_Given information_.
^^^^
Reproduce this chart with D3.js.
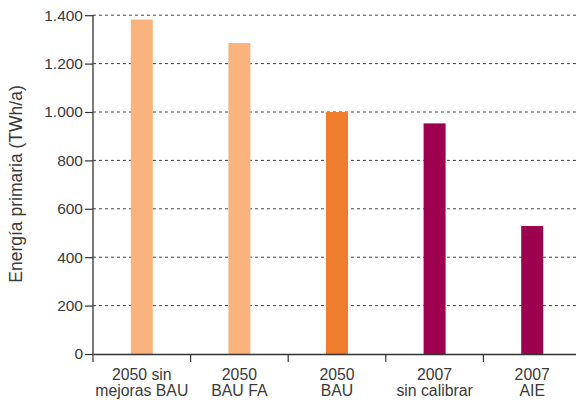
<!DOCTYPE html>
<html><head><meta charset="utf-8">
<script src="https://cdn.jsdelivr.net/npm/d3@7"></script>
<style>body{margin:0;background:#fff}svg{display:block}text{font-family:"Liberation Sans",Arial,sans-serif;fill:#3a3a3a}</style>
</head><body><svg id="c" width="576" height="400"></svg>
<script>
const categories = [["2050 sin","mejoras BAU"],["2050","BAU FA"],["2050","BAU"],["2007","sin calibrar"],["2007","AIE"]];
const values = [1382, 1285, 1000, 953, 529];
const colors = ["#FBB37D","#FBB37D","#EE7E2D","#9E0050","#9E0050"];
const yTicks = [0,200,400,600,800,1000,1200,1400];
const yLabel = "Energía primaria (TWh/a)";

const svg = d3.select("#c");
const x = d3.scaleBand().domain(d3.range(categories.length)).range([93, 581]);
const y = d3.scaleLinear().domain([0,1400]).range([354, 15.2]);
const fmt = v => d3.format(",")(v).replace(/,/g,".");

// gridlines
svg.append("g").selectAll("line").data(yTicks.filter(t=>t>0)).join("line")
  .attr("x1",93).attr("x2",576).attr("y1",d=>y(d)).attr("y2",d=>y(d))
  .attr("stroke","#444").attr("stroke-width",1).attr("stroke-dasharray","3,3");

// bars
svg.append("g").selectAll("rect").data(values).join("rect")
  .attr("x",(d,i)=>x(i)+x.bandwidth()/2-11).attr("width",22)
  .attr("y",d=>y(d)).attr("height",d=>y(0)-y(d)).attr("fill",(d,i)=>colors[i]);

// y axis
const ya = svg.append("g").attr("transform","translate(93,0)")
  .call(d3.axisLeft(y).tickValues(yTicks).tickFormat(fmt).tickSize(8).tickPadding(2));
ya.select(".domain").attr("stroke","#333").attr("stroke-width",1.3).attr("d","M0,354V15");
ya.selectAll(".tick line").attr("stroke","#333").attr("stroke-width",1.2);
ya.selectAll(".tick text").attr("font-size",15.5).attr("fill","#3a3a3a").style("font-family","'Liberation Sans',Arial,sans-serif");

// x axis
const xa = svg.append("g").attr("transform","translate(0,354)")
  .call(d3.axisBottom(x).tickSize(0).tickFormat(""));
xa.select(".domain").attr("stroke","#333").attr("stroke-width",1.3);
xa.selectAll(".tick").remove();
svg.append("g").selectAll("line").data(d3.range(categories.length)).join("line")
  .attr("x1",i=>x(i)).attr("x2",i=>x(i)).attr("y1",354).attr("y2",362)
  .attr("stroke","#333").attr("stroke-width",1.2);

// x labels
const lab = svg.append("g").selectAll("text").data(categories).join("text")
  .attr("text-anchor","middle").attr("font-size",15.8)
  .attr("x",(d,i)=>x(i)+x.bandwidth()/2);
lab.selectAll("tspan").data(d=>d).join("tspan")
  .attr("x",function(){return this.parentNode.getAttribute("x");})
  .attr("y",(d,j)=>380+j*16).text(d=>d);

// y label
svg.append("text").attr("transform","translate(22,184) rotate(-90)")
  .attr("text-anchor","middle").attr("font-size",17.5).text(yLabel);
</script></body></html>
^^^^
_Problem to solve_. Every line of the data should be copied as it stands, without the images.

_Response to this task_.
Reproduce this chart with D3.js.
<!DOCTYPE html>
<html><head><meta charset="utf-8">
<script src="https://cdn.jsdelivr.net/npm/d3@7"></script>
<style>body{margin:0;background:#fff}svg{display:block}text{font-family:"Liberation Sans",Arial,sans-serif;fill:#3a3a3a}</style>
</head><body><svg id="c" width="576" height="400"></svg>
<script>
const categories = [["2050 sin","mejoras BAU"],["2050","BAU FA"],["2050","BAU"],["2007","sin calibrar"],["2007","AIE"]];
const values = [1382, 1285, 1000, 953, 529];
const colors = ["#FBB37D","#FBB37D","#EE7E2D","#9E0050","#9E0050"];
const yTicks = [0,200,400,600,800,1000,1200,1400];
const yLabel = "Energía primaria (TWh/a)";

const svg = d3.select("#c");
const x = d3.scaleBand().domain(d3.range(categories.length)).range([93, 581]);
const y = d3.scaleLinear().domain([0,1400]).range([354, 15.2]);
const fmt = v => d3.format(",")(v).replace(/,/g,".");

// gridlines
svg.append("g").selectAll("line").data(yTicks.filter(t=>t>0)).join("line")
  .attr("x1",93).attr("x2",576).attr("y1",d=>y(d)).attr("y2",d=>y(d))
  .attr("stroke","#444").attr("stroke-width",1).attr("stroke-dasharray","3,3");

// bars
svg.append("g").selectAll("rect").data(values).join("rect")
  .attr("x",(d,i)=>x(i)+x.bandwidth()/2-11).attr("width",22)
  .attr("y",d=>y(d)).attr("height",d=>y(0)-y(d)).attr("fill",(d,i)=>colors[i]);

// y axis
const ya = svg.append("g").attr("transform","translate(93,0)")
  .call(d3.axisLeft(y).tickValues(yTicks).tickFormat(fmt).tickSize(8).tickPadding(2));
ya.select(".domain").attr("stroke","#333").attr("stroke-width",1.3).attr("d","M0,354V15");
ya.selectAll(".tick line").attr("stroke","#333").attr("stroke-width",1.2);
ya.selectAll(".tick text").attr("font-size",15.5).attr("fill","#3a3a3a").style("font-family","'Liberation Sans',Arial,sans-serif");

// x axis
const xa = svg.append("g").attr("transform","translate(0,354)")
  .call(d3.axisBottom(x).tickSize(0).tickFormat(""));
xa.select(".domain").attr("stroke","#333").attr("stroke-width",1.3);
xa.selectAll(".tick").remove();
svg.append("g").selectAll("line").data(d3.range(categories.length)).join("line")
  .attr("x1",i=>x(i)).attr("x2",i=>x(i)).attr("y1",354).attr("y2",362)
  .attr("stroke","#333").attr("stroke-width",1.2);

// x labels
const lab = svg.append("g").selectAll("text").data(categories).join("text")
  .attr("text-anchor","middle").attr("font-size",15.8)
  .attr("x",(d,i)=>x(i)+x.bandwidth()/2);
lab.selectAll("tspan").data(d=>d).join("tspan")
  .attr("x",function(){return this.parentNode.getAttribute("x");})
  .attr("y",(d,j)=>380+j*16).text(d=>d);

// y label
svg.append("text").attr("transform","translate(22,184) rotate(-90)")
  .attr("text-anchor","middle").attr("font-size",17.5).text(yLabel);
</script></body></html>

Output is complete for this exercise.